*Task instructions*
Go through the listing and copy every line word for word.
┏━━
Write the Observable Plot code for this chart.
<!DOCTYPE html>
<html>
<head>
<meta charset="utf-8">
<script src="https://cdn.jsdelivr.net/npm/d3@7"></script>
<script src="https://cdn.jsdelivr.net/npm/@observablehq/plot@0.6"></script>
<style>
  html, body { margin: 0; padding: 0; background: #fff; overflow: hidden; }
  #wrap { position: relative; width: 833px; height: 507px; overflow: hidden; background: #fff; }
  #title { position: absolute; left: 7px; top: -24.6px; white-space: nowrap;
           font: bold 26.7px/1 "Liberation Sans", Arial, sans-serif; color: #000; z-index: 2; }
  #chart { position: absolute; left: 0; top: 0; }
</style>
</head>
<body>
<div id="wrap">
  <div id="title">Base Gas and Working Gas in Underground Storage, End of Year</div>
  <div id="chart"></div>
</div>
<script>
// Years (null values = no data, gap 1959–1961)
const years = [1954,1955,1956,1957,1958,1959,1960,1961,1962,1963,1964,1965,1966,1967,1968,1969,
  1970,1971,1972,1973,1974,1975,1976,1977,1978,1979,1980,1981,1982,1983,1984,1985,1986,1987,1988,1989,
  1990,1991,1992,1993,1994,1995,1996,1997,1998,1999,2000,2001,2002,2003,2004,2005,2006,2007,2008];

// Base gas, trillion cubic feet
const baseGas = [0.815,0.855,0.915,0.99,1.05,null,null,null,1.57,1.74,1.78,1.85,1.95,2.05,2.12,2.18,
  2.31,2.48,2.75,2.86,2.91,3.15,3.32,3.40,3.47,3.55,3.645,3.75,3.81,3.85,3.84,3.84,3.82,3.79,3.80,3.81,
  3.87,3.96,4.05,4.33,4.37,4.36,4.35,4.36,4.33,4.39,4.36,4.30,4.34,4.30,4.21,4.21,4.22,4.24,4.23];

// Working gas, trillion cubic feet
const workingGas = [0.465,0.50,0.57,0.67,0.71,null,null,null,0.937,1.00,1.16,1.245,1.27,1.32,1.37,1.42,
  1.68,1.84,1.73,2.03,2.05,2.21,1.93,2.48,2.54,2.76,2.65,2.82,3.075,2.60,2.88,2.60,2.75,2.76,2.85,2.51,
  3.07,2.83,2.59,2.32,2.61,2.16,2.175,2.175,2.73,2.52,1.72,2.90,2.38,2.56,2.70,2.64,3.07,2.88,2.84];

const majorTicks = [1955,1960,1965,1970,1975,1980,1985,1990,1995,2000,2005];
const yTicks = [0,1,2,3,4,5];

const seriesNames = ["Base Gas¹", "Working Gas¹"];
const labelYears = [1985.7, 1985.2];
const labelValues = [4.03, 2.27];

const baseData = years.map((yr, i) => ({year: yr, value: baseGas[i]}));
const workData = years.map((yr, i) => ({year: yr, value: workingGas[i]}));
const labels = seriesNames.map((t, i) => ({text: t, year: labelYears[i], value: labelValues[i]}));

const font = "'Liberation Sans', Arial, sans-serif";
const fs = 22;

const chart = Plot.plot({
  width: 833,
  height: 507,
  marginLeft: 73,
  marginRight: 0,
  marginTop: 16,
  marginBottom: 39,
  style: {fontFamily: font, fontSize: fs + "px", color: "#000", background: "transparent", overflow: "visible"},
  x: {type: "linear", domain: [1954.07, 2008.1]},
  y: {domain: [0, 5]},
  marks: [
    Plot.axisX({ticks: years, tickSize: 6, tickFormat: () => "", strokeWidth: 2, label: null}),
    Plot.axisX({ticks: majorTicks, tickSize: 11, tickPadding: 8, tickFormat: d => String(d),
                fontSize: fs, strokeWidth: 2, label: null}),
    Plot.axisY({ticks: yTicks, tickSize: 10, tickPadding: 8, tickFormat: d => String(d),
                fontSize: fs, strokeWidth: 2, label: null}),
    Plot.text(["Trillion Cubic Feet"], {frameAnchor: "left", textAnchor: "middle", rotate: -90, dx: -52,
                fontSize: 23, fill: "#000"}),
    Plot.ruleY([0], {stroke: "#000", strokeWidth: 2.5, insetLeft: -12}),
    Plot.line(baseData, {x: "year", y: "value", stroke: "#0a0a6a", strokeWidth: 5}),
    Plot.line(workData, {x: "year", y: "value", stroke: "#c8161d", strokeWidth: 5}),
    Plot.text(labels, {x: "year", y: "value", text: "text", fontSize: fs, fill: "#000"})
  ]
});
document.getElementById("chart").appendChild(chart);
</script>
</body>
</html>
┗━━
*Written reply*
Write the Observable Plot code for this chart.
<!DOCTYPE html>
<html>
<head>
<meta charset="utf-8">
<script src="https://cdn.jsdelivr.net/npm/d3@7"></script>
<script src="https://cdn.jsdelivr.net/npm/@observablehq/plot@0.6"></script>
<style>
  html, body { margin: 0; padding: 0; background: #fff; overflow: hidden; }
  #wrap { position: relative; width: 833px; height: 507px; overflow: hidden; background: #fff; }
  #title { position: absolute; left: 7px; top: -24.6px; white-space: nowrap;
           font: bold 26.7px/1 "Liberation Sans", Arial, sans-serif; color: #000; z-index: 2; }
  #chart { position: absolute; left: 0; top: 0; }
</style>
</head>
<body>
<div id="wrap">
  <div id="title">Base Gas and Working Gas in Underground Storage, End of Year</div>
  <div id="chart"></div>
</div>
<script>
// Years (null values = no data, gap 1959–1961)
const years = [1954,1955,1956,1957,1958,1959,1960,1961,1962,1963,1964,1965,1966,1967,1968,1969,
  1970,1971,1972,1973,1974,1975,1976,1977,1978,1979,1980,1981,1982,1983,1984,1985,1986,1987,1988,1989,
  1990,1991,1992,1993,1994,1995,1996,1997,1998,1999,2000,2001,2002,2003,2004,2005,2006,2007,2008];

// Base gas, trillion cubic feet
const baseGas = [0.815,0.855,0.915,0.99,1.05,null,null,null,1.57,1.74,1.78,1.85,1.95,2.05,2.12,2.18,
  2.31,2.48,2.75,2.86,2.91,3.15,3.32,3.40,3.47,3.55,3.645,3.75,3.81,3.85,3.84,3.84,3.82,3.79,3.80,3.81,
  3.87,3.96,4.05,4.33,4.37,4.36,4.35,4.36,4.33,4.39,4.36,4.30,4.34,4.30,4.21,4.21,4.22,4.24,4.23];

// Working gas, trillion cubic feet
const workingGas = [0.465,0.50,0.57,0.67,0.71,null,null,null,0.937,1.00,1.16,1.245,1.27,1.32,1.37,1.42,
  1.68,1.84,1.73,2.03,2.05,2.21,1.93,2.48,2.54,2.76,2.65,2.82,3.075,2.60,2.88,2.60,2.75,2.76,2.85,2.51,
  3.07,2.83,2.59,2.32,2.61,2.16,2.175,2.175,2.73,2.52,1.72,2.90,2.38,2.56,2.70,2.64,3.07,2.88,2.84];

const majorTicks = [1955,1960,1965,1970,1975,1980,1985,1990,1995,2000,2005];
const yTicks = [0,1,2,3,4,5];

const seriesNames = ["Base Gas¹", "Working Gas¹"];
const labelYears = [1985.7, 1985.2];
const labelValues = [4.03, 2.27];

const baseData = years.map((yr, i) => ({year: yr, value: baseGas[i]}));
const workData = years.map((yr, i) => ({year: yr, value: workingGas[i]}));
const labels = seriesNames.map((t, i) => ({text: t, year: labelYears[i], value: labelValues[i]}));

const font = "'Liberation Sans', Arial, sans-serif";
const fs = 22;

const chart = Plot.plot({
  width: 833,
  height: 507,
  marginLeft: 73,
  marginRight: 0,
  marginTop: 16,
  marginBottom: 39,
  style: {fontFamily: font, fontSize: fs + "px", color: "#000", background: "transparent", overflow: "visible"},
  x: {type: "linear", domain: [1954.07, 2008.1]},
  y: {domain: [0, 5]},
  marks: [
    Plot.axisX({ticks: years, tickSize: 6, tickFormat: () => "", strokeWidth: 2, label: null}),
    Plot.axisX({ticks: majorTicks, tickSize: 11, tickPadding: 8, tickFormat: d => String(d),
                fontSize: fs, strokeWidth: 2, label: null}),
    Plot.axisY({ticks: yTicks, tickSize: 10, tickPadding: 8, tickFormat: d => String(d),
                fontSize: fs, strokeWidth: 2, label: null}),
    Plot.text(["Trillion Cubic Feet"], {frameAnchor: "left", textAnchor: "middle", rotate: -90, dx: -52,
                fontSize: 23, fill: "#000"}),
    Plot.ruleY([0], {stroke: "#000", strokeWidth: 2.5, insetLeft: -12}),
    Plot.line(baseData, {x: "year", y: "value", stroke: "#0a0a6a", strokeWidth: 5}),
    Plot.line(workData, {x: "year", y: "value", stroke: "#c8161d", strokeWidth: 5}),
    Plot.text(labels, {x: "year", y: "value", text: "text", fontSize: fs, fill: "#000"})
  ]
});
document.getElementById("chart").appendChild(chart);
</script>
</body>
</html>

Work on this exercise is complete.